- [PROBLEM TO WORK ON] Each entry below should be written out exactly as it is, with no pictures.

- [EXTRACTED MATERIAL]

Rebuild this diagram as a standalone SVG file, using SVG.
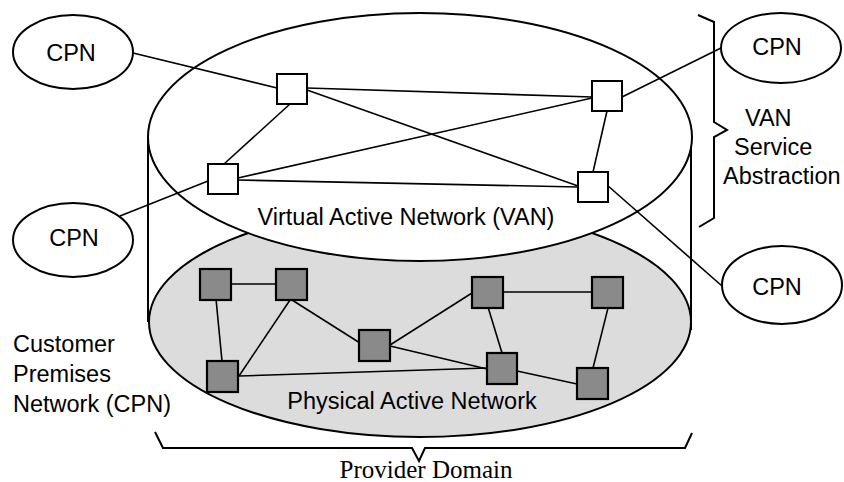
<svg xmlns="http://www.w3.org/2000/svg" width="844" height="482" viewBox="0 0 844 482">
<style>
  .cpn { fill: #ffffff; stroke: #000; stroke-width: 2; }
  .lbl { font-family: "Liberation Sans", Arial, sans-serif; font-size: 23.5px; fill: #000; }
  .ser { font-family: "Liberation Serif", "Times New Roman", serif; font-size: 25px; fill: #000; }
  .vnode { fill: #ffffff; stroke: #000; stroke-width: 2; }
  .pnode { fill: #8a8a8a; stroke: #000; stroke-width: 2.2; }
  .edge { stroke: #000; stroke-width: 1.6; fill: none; }
  .outline { stroke: #000; stroke-width: 2; }
  .brace { stroke: #000; stroke-width: 2; fill: none; stroke-linejoin: miter; }
</style>
<rect width="844" height="482" fill="#ffffff"/>

<g id="physical-active-network">
  <ellipse cx="420" cy="322" rx="271" ry="115" fill="#dcdcdc" class="outline"/>
  <text class="lbl" x="412" y="409" text-anchor="middle">Physical Active Network</text>
</g>

<g id="cylinder-sides">
  <line x1="148" y1="137" x2="148" y2="322" class="outline"/>
  <line x1="691" y1="137" x2="691" y2="330" class="outline"/>
</g>

<g id="virtual-active-network">
  <ellipse cx="420" cy="137" rx="272" ry="124" fill="#ffffff" class="outline"/>
  <text class="lbl" x="406" y="225" text-anchor="middle">Virtual Active Network (VAN)</text>
</g>

<g id="connectors">
  <!-- VAN level -->
  <line class="edge" x1="133" y1="53" x2="277" y2="88"/>
  <line class="edge" x1="290" y1="104" x2="224" y2="164"/>
  <line class="edge" x1="307" y1="88" x2="592" y2="97"/>
  <line class="edge" x1="307" y1="90" x2="578" y2="186"/>
  <line class="edge" x1="238" y1="178" x2="592" y2="98"/>
  <line class="edge" x1="238" y1="180" x2="578" y2="187"/>
  <line class="edge" x1="208" y1="181" x2="120" y2="216"/>
  <line class="edge" x1="607" y1="111" x2="593" y2="172"/>
  <line class="edge" x1="622" y1="97" x2="721" y2="48"/>
  <line class="edge" x1="607" y1="185" x2="722" y2="286"/>
  <!-- Physical level -->
  <line class="edge" x1="231" y1="284" x2="276" y2="284"/>
  <line class="edge" x1="216" y1="299" x2="222" y2="361"/>
  <line class="edge" x1="290" y1="300" x2="239" y2="376"/>
  <line class="edge" x1="292" y1="300" x2="360" y2="343"/>
  <line class="edge" x1="390" y1="345" x2="472" y2="293"/>
  <line class="edge" x1="390" y1="346" x2="487" y2="369"/>
  <line class="edge" x1="488" y1="307" x2="502" y2="353"/>
  <line class="edge" x1="503" y1="292" x2="592" y2="292"/>
  <line class="edge" x1="608" y1="308" x2="593" y2="368"/>
  <line class="edge" x1="517" y1="371" x2="577" y2="384"/>
  <line class="edge" x1="239" y1="376" x2="487" y2="368"/>
</g>

<g id="cpn-top-left">
  <ellipse class="cpn" cx="73" cy="52" rx="60" ry="37"/>
  <text class="lbl" x="71" y="61" text-anchor="middle">CPN</text>
</g>
<g id="cpn-top-right">
  <ellipse class="cpn" cx="781" cy="48" rx="60" ry="35"/>
  <text class="lbl" x="777" y="55" text-anchor="middle">CPN</text>
</g>
<g id="cpn-left">
  <ellipse class="cpn" cx="73" cy="240" rx="60" ry="37"/>
  <text class="lbl" x="74" y="246" text-anchor="middle">CPN</text>
</g>
<g id="cpn-right">
  <ellipse class="cpn" cx="782" cy="285" rx="60" ry="39"/>
  <text class="lbl" x="777" y="295" text-anchor="middle">CPN</text>
</g>

<g id="van-node-1"><rect class="vnode" x="277" y="74" width="30" height="30"/></g>
<g id="van-node-2"><rect class="vnode" x="208" y="164" width="30" height="30"/></g>
<g id="van-node-3"><rect class="vnode" x="592" y="81" width="30" height="30"/></g>
<g id="van-node-4"><rect class="vnode" x="578" y="172" width="30" height="30"/></g>

<g id="pan-node-1"><rect class="pnode" x="200" y="269" width="31" height="31"/></g>
<g id="pan-node-2"><rect class="pnode" x="276" y="269" width="31" height="31"/></g>
<g id="pan-node-3"><rect class="pnode" x="359" y="330" width="31" height="31"/></g>
<g id="pan-node-4"><rect class="pnode" x="472" y="277" width="31" height="31"/></g>
<g id="pan-node-5"><rect class="pnode" x="487" y="353" width="30" height="31"/></g>
<g id="pan-node-6"><rect class="pnode" x="592" y="277" width="31" height="31"/></g>
<g id="pan-node-7"><rect class="pnode" x="577" y="368" width="31" height="31"/></g>
<g id="pan-node-8"><rect class="pnode" x="207" y="361" width="31" height="31"/></g>

<g id="van-service-abstraction">
  <path class="brace" d="M698,15 L714,22 L714,122 L727,130 L714,137 L714,218 L699,227"/>
  <text class="lbl" x="745" y="126">VAN</text>
  <text class="lbl" x="734" y="155">Service</text>
  <text class="lbl" x="723" y="184">Abstraction</text>
</g>

<g id="customer-premises-label">
  <text class="lbl" x="13" y="352">Customer</text>
  <text class="lbl" x="13" y="382">Premises</text>
  <text class="lbl" x="13" y="412">Network (CPN)</text>
</g>

<g id="provider-domain">
  <path class="brace" d="M155,432 L163,448 L412,448 L419,461 L425,448 L685,448 L692,433"/>
  <text class="ser" x="426" y="478" text-anchor="middle">Provider Domain</text>
</g>
</svg>
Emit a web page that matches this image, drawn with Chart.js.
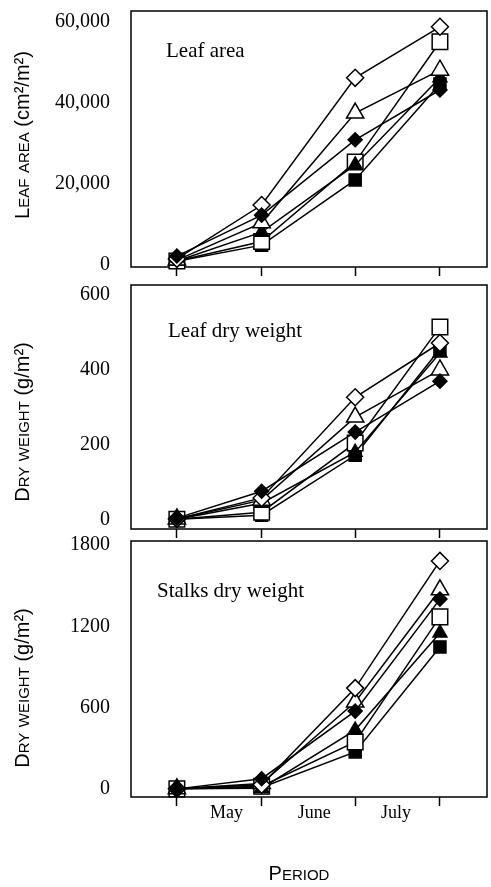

- [TASK OUTPUT]
Rebuild this diagram as a standalone SVG file, using SVG.
<svg xmlns="http://www.w3.org/2000/svg" width="844" height="482" viewBox="0 0 844 482">
<style>
  .cpn { fill: #ffffff; stroke: #000; stroke-width: 2; }
  .lbl { font-family: "Liberation Sans", Arial, sans-serif; font-size: 23.5px; fill: #000; }
  .ser { font-family: "Liberation Serif", "Times New Roman", serif; font-size: 25px; fill: #000; }
  .vnode { fill: #ffffff; stroke: #000; stroke-width: 2; }
  .pnode { fill: #8a8a8a; stroke: #000; stroke-width: 2.2; }
  .edge { stroke: #000; stroke-width: 1.6; fill: none; }
  .outline { stroke: #000; stroke-width: 2; }
  .brace { stroke: #000; stroke-width: 2; fill: none; stroke-linejoin: miter; }
</style>
<rect width="844" height="482" fill="#ffffff"/>

<g id="physical-active-network">
  <ellipse cx="420" cy="322" rx="271" ry="115" fill="#dcdcdc" class="outline"/>
  <text class="lbl" x="412" y="409" text-anchor="middle">Physical Active Network</text>
</g>

<g id="cylinder-sides">
  <line x1="148" y1="137" x2="148" y2="322" class="outline"/>
  <line x1="691" y1="137" x2="691" y2="330" class="outline"/>
</g>

<g id="virtual-active-network">
  <ellipse cx="420" cy="137" rx="272" ry="124" fill="#ffffff" class="outline"/>
  <text class="lbl" x="406" y="225" text-anchor="middle">Virtual Active Network (VAN)</text>
</g>

<g id="connectors">
  <!-- VAN level -->
  <line class="edge" x1="133" y1="53" x2="277" y2="88"/>
  <line class="edge" x1="290" y1="104" x2="224" y2="164"/>
  <line class="edge" x1="307" y1="88" x2="592" y2="97"/>
  <line class="edge" x1="307" y1="90" x2="578" y2="186"/>
  <line class="edge" x1="238" y1="178" x2="592" y2="98"/>
  <line class="edge" x1="238" y1="180" x2="578" y2="187"/>
  <line class="edge" x1="208" y1="181" x2="120" y2="216"/>
  <line class="edge" x1="607" y1="111" x2="593" y2="172"/>
  <line class="edge" x1="622" y1="97" x2="721" y2="48"/>
  <line class="edge" x1="607" y1="185" x2="722" y2="286"/>
  <!-- Physical level -->
  <line class="edge" x1="231" y1="284" x2="276" y2="284"/>
  <line class="edge" x1="216" y1="299" x2="222" y2="361"/>
  <line class="edge" x1="290" y1="300" x2="239" y2="376"/>
  <line class="edge" x1="292" y1="300" x2="360" y2="343"/>
  <line class="edge" x1="390" y1="345" x2="472" y2="293"/>
  <line class="edge" x1="390" y1="346" x2="487" y2="369"/>
  <line class="edge" x1="488" y1="307" x2="502" y2="353"/>
  <line class="edge" x1="503" y1="292" x2="592" y2="292"/>
  <line class="edge" x1="608" y1="308" x2="593" y2="368"/>
  <line class="edge" x1="517" y1="371" x2="577" y2="384"/>
  <line class="edge" x1="239" y1="376" x2="487" y2="368"/>
</g>

<g id="cpn-top-left">
  <ellipse class="cpn" cx="73" cy="52" rx="60" ry="37"/>
  <text class="lbl" x="71" y="61" text-anchor="middle">CPN</text>
</g>
<g id="cpn-top-right">
  <ellipse class="cpn" cx="781" cy="48" rx="60" ry="35"/>
  <text class="lbl" x="777" y="55" text-anchor="middle">CPN</text>
</g>
<g id="cpn-left">
  <ellipse class="cpn" cx="73" cy="240" rx="60" ry="37"/>
  <text class="lbl" x="74" y="246" text-anchor="middle">CPN</text>
</g>
<g id="cpn-right">
  <ellipse class="cpn" cx="782" cy="285" rx="60" ry="39"/>
  <text class="lbl" x="777" y="295" text-anchor="middle">CPN</text>
</g>

<g id="van-node-1"><rect class="vnode" x="277" y="74" width="30" height="30"/></g>
<g id="van-node-2"><rect class="vnode" x="208" y="164" width="30" height="30"/></g>
<g id="van-node-3"><rect class="vnode" x="592" y="81" width="30" height="30"/></g>
<g id="van-node-4"><rect class="vnode" x="578" y="172" width="30" height="30"/></g>

<g id="pan-node-1"><rect class="pnode" x="200" y="269" width="31" height="31"/></g>
<g id="pan-node-2"><rect class="pnode" x="276" y="269" width="31" height="31"/></g>
<g id="pan-node-3"><rect class="pnode" x="359" y="330" width="31" height="31"/></g>
<g id="pan-node-4"><rect class="pnode" x="472" y="277" width="31" height="31"/></g>
<g id="pan-node-5"><rect class="pnode" x="487" y="353" width="30" height="31"/></g>
<g id="pan-node-6"><rect class="pnode" x="592" y="277" width="31" height="31"/></g>
<g id="pan-node-7"><rect class="pnode" x="577" y="368" width="31" height="31"/></g>
<g id="pan-node-8"><rect class="pnode" x="207" y="361" width="31" height="31"/></g>

<g id="van-service-abstraction">
  <path class="brace" d="M698,15 L714,22 L714,122 L727,130 L714,137 L714,218 L699,227"/>
  <text class="lbl" x="745" y="126">VAN</text>
  <text class="lbl" x="734" y="155">Service</text>
  <text class="lbl" x="723" y="184">Abstraction</text>
</g>

<g id="customer-premises-label">
  <text class="lbl" x="13" y="352">Customer</text>
  <text class="lbl" x="13" y="382">Premises</text>
  <text class="lbl" x="13" y="412">Network (CPN)</text>
</g>

<g id="provider-domain">
  <path class="brace" d="M155,432 L163,448 L412,448 L419,461 L425,448 L685,448 L692,433"/>
  <text class="ser" x="426" y="478" text-anchor="middle">Provider Domain</text>
</g>
</svg>
Emit a web page that matches this image, drawn with Chart.js.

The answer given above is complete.